After visiting the pyritous marls of the Rio Juagua, we continued
following the course of the crevice, which stretches along like a
narrow canal overshadowed by very lofty trees. We observed strata
on the left bank, opposite Cerro del Cuchivano, singularly crooked
and twisted. This phenomenon I had often admired at the Ochsenberg,
* in passing the lake of Lucerne. (* This mountain of Switzerland
is composed of transition limestone. We find these same inflexions
in the strata near Bonneville, at Nante d'Arpenas in Savoy, and in
the valley of Estaubee in the Pyrenees. Another transition rock,
the grauwakke of the Germans (very near the English killas),
exhibits the same phenomenon in Scotland.) The calcareous beds of
the Cuchivano and the neighbouring mountains keep pretty regularly
the direction of north-north-east and south-south-west. Their
inclination is sometimes north and sometimes south; most commonly
they seem to take a direction towards the valley of Cumanacoa; and
it cannot be doubted that the valley has an influence* on the
inclination of the strata. (* The same observation may apply to the
lake of Gemunden in Styria, which I visited with M. von Buch, and
which is one of the most picturesque situations in Europe.)

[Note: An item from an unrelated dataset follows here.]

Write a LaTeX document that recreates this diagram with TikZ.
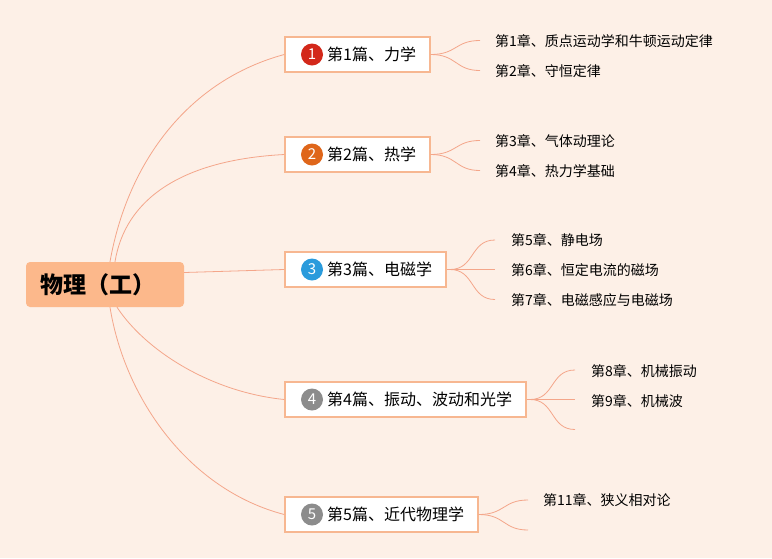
\documentclass[tikz,border=0pt]{standalone}
\usepackage{fontspec}
\setmainfont{Noto Sans CJK SC}
\definecolor{bg}{HTML}{FDF0E7}
\definecolor{rootc}{HTML}{FCB88B}
\definecolor{bc}{HTML}{F7B791}
\definecolor{lc}{HTML}{F4A68A}
\definecolor{n1}{HTML}{D3281A}
\definecolor{n2}{HTML}{DF661A}
\definecolor{n3}{HTML}{2A9BDC}
\definecolor{n4}{HTML}{8C8C8C}
\begin{document}
\begin{tikzpicture}[x=1pt,y=-1pt,
  conn/.style={draw=lc, line width=0.8pt},
  lvl/.style={draw=bc, line width=1.5pt, fill=white, minimum height=35pt, inner sep=0pt},
  num/.style={circle, minimum size=22pt, inner sep=0pt, text=white, font=\fontsize{15}{15}\selectfont},
  lt/.style={anchor=west, inner sep=0pt, font=\fontsize{16}{16}\selectfont},
  ct/.style={anchor=west, inner sep=0pt, font=\fontsize{14}{14}\selectfont}]
\fill[bg] (0,0) rectangle (772,558);
\useasboundingbox (0,0) rectangle (772,558);

% root
\node[fill=rootc, rounded corners=4pt, minimum width=158pt, minimum height=45pt, inner sep=0pt] (root) at (105,284.5) {};
\node[anchor=west, inner sep=0pt, font=\fontsize{23}{23}\selectfont\bfseries] (roott) at (40,285) {物理（工）};

% level 1 boxes
\node[lvl, minimum width=145pt] (b1) at (357.5,54.5) {};
\node[num, fill=n1] (c1) at (312,54.5) {1};
\node[lt] (t1) at (327,54.5) {第1篇、力学};

\node[lvl, minimum width=145pt] (b2) at (357.5,154.5) {};
\node[num, fill=n2] (c2) at (312,154.5) {2};
\node[lt] (t2) at (327,154.5) {第2篇、热学};

\node[lvl, minimum width=161pt] (b3) at (365.5,269.5) {};
\node[num, fill=n3] (c3) at (312,269.5) {3};
\node[lt] (t3) at (327,269.5) {第3篇、电磁学};

\node[lvl, minimum width=241pt] (b4) at (405.5,399.5) {};
\node[num, fill=n4] (c4) at (312,399.5) {4};
\node[lt] (t4) at (327,399.5) {第4篇、振动、波动和光学};

\node[lvl, minimum width=193pt] (b5) at (381.5,514.5) {};
\node[num, fill=n4] (c5) at (312,514.5) {5};
\node[lt] (t5) at (327,514.5) {第5篇、近代物理学};

% root connectors
\draw[conn] ([xshift=5pt]root.north) .. controls (128,160) and (190,80) .. (b1.west);
\draw[conn] ([xshift=10pt]root.north) .. controls (125,200) and (180,160) .. (b2.west);
\draw[conn] ([yshift=12pt]root.east) -- (b3.west);
\draw[conn] ([xshift=12pt]root.south) .. controls (145,350) and (210,392) .. (b4.west);
\draw[conn] ([xshift=5pt]root.south) .. controls (125,400) and (190,490) .. (b5.west);

% chapter endpoints and texts
\coordinate (e11) at (480,40.5);
\coordinate (e12) at (480,70.5);
\node[ct] (s11) at (495,41) {第1章、质点运动学和牛顿运动定律};
\node[ct] (s12) at (495,71) {第2章、守恒定律};
\draw[conn] (b1.east) .. controls (457,54.5) and (455,40.5) .. (e11);
\draw[conn] (b1.east) .. controls (457,54.5) and (455,70.5) .. (e12);

\coordinate (e21) at (480,140.5);
\coordinate (e22) at (480,170.5);
\node[ct] (s21) at (495,141) {第3章、气体动理论};
\node[ct] (s22) at (495,171) {第4章、热力学基础};
\draw[conn] (b2.east) .. controls (457,154.5) and (455,140.5) .. (e21);
\draw[conn] (b2.east) .. controls (457,154.5) and (455,170.5) .. (e22);

\coordinate (j3) at (450,269.5);
\coordinate (e31) at (495,240);
\coordinate (e32) at (495,269.5);
\coordinate (e33) at (495,299.5);
\node[ct] (s31) at (511,240.5) {第5章、静电场};
\node[ct] (s32) at (511,270) {第6章、恒定电流的磁场};
\node[ct] (s33) at (511,300) {第7章、电磁感应与电磁场};
\draw[conn] (b3.east) -- (j3);
\draw[conn] (j3) .. controls (475,269.5) and (470,240) .. (e31);
\draw[conn] (j3) -- (e32);
\draw[conn] (j3) .. controls (475,269.5) and (470,299.5) .. (e33);

\coordinate (j4) at (530,399.5);
\coordinate (e41) at (575,370);
\coordinate (e42) at (575,399.5);
\coordinate (e43) at (575,429.5);
\node[ct] (s41) at (591,371) {第8章、机械振动};
\node[ct] (s42) at (591,401) {第9章、机械波};
\draw[conn] (b4.east) -- (j4);
\draw[conn] (j4) .. controls (555,399.5) and (550,370) .. (e41);
\draw[conn] (j4) -- (e42);
\draw[conn] (j4) .. controls (555,399.5) and (550,429.5) .. (e43);

\coordinate (e51) at (528,500);
\coordinate (e52) at (528,530);
\node[ct] (s51) at (543,500.5) {第11章、狭义相对论};
\draw[conn] (b5.east) .. controls (505,514.5) and (503,500) .. (e51);
\draw[conn] (b5.east) .. controls (505,514.5) and (503,530) .. (e52);
\end{tikzpicture}
\end{document}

We had suffered great fatigue, and were quite drenched by
frequently crossing the torrent, when we reached the caverns of the
Cuchivano. A wall of rock there rises perpendicularly to the height
of eight hundred toises. It is seldom that in a zone where the
force of vegetation everywhere conceals the soil and the rocks, we
behold a great mountain presenting naked strata in a perpendicular
section. In the middle of this section, and in a position
unfortunately inaccessible to man, two caverns open in the form of
crevices. We were assured that they are inhabited by nocturnal
birds, the same as those we were soon to become acquainted with in
the Cueva del Guacharo of Caripe. Near these caverns we saw strata
of schistose marl, and found, with great astonishment,
rock-crystals encased in beds of alpine limestone.